By Adam B. Vary
Updated March 30, 2012 at 12:00 PM EDT
Credit: Monty Brinton/CBS

I would love to be spending this time celebrating Leonard Nimoy’s fabulous guest spot on last night’s The Big Bang Theory. With Nimoy retired from on-camera acting, it was an inspired decision to have him play the voice of Sheldon’s Spock action figure, helping his owner through the thorny moral dilemma of whether to play with a vintage Star Trek toy, and what to do after Sheldon (Jim Parsons) does play with it — and it breaks. Placing Spock in various pensive and expressive poses as he guided and scolded Sheldon had me giggling throughout the episode. Better yet, there’s no reason why Spock-as-Sheldon’s-conscience can’t show up again at some point down the road.

Alas, what could have been one of the best Big Bangs of the season was marred by the episode’s other plotline: The increasingly woebegone romantic tribulations of Raj Koothrappali (Kunal Nayyar). {C}With zero prospects for a plus-one to the impending nuptials of Howard (Simon Helberg) and Bernadette (Melissa Rauch), Raj turned to his parents, confessing he was reluctantly ready for the Indian tradition of an arranged marriage. His parents, meanwhile, thought he was coming out to them instead. “I’m not gay!” protested Raj. “If anything, I’m metrosexual…. It means I like women as well as their skin-care products.” Yeesh — that joke was worn out in 2004. And it only got worse from there.

Raj’s parents set him up with Lakshmi (Chriselle Almeida), a lovely woman who on their second date told Raj that she’s gay and wants a sham marriage to fool her parents. And certainly Raj understands, right? “There’s a rumor back in New Delhi,” Lakshmi tells Raj, “that you’re, how shall we say, comfortable in a sari?” When Raj again protests that he’s not gay, Lakshmi cites the chocolate lava cake he made for dessert, the little soaps in his bathroom, the fact that he’s drenched in “unisex” perfume, and that he knows you say “I like to boogie” after “I like the nightlife.”

There are two separate issues at play here. First, there’s the creaky notion that being a well-put-together man who can cite a ubiquitous disco mega-hit automatically means that man is not only gay, but apparently a cross-dresser. This attitude wasn’t just an attempt to reflect a perceived conservative streak in Indian culture, either. When Bernadette and Howard gave Raj an adorable Yorkie as a consolation gift, Raj was so tickled, he immediately went to see if the tiny pooch would fit inside his “man purse.” Bernadette, as an aside to Howard: “Metrosexual, my ass.”

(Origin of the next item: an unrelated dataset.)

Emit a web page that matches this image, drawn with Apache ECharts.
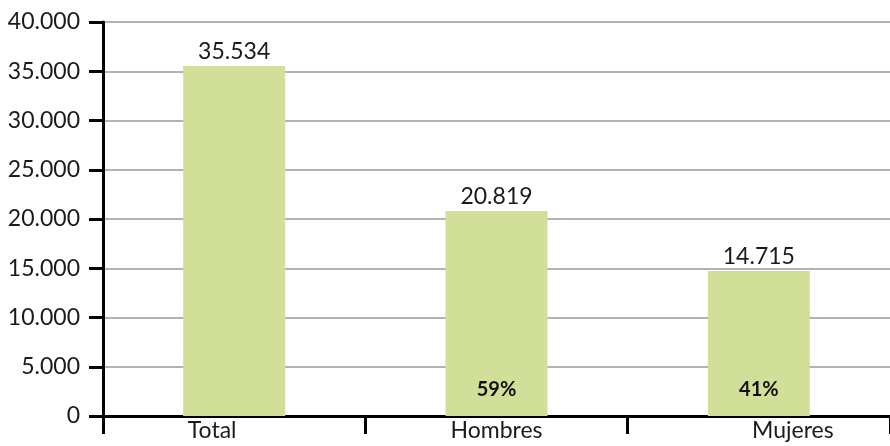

I have enough straight male friends who smell good, dress well, and/or are good in the kitchen to know that having these qualities and being mistaken for gay isn’t uncommon. But for five seasons now, this feels too often like the only joke about Raj. Frankly, at this point, it would be more interesting and probably much funnier if Raj actually turned out to be gay. If for no other reason than it would resolve the second issue about Raj: his selective mutism around women.

Raj’s inability to speak with the fairer sex when he’s sober has been the other go-to joke about his character, and it’s proven to be a far more fruitful comic resource than the hi-lar-ious idea that he’s gay-but-not-really-gay. But it’s ultimately stunted him. Every other major character on this show has had a chance to grow beyond their initial archetype — even Sheldon Cooper has a girlfriend, who herself has become a breakout character this season precisely because she was allowed to blow up her comfort zone. But Raj is pretty much the same guy in season 5 he was in season 1, except more desperate. This season, his friends fixed him up with a deaf woman, who turned out to be a gold digger. Then he fell for his iPhone’s digital assistant Siri. And at one point last night, he confessed to Howard he was considering marrying Lakshmi just because she may be the only woman who ever wants to marry him. That’s not funny. It’s just sad.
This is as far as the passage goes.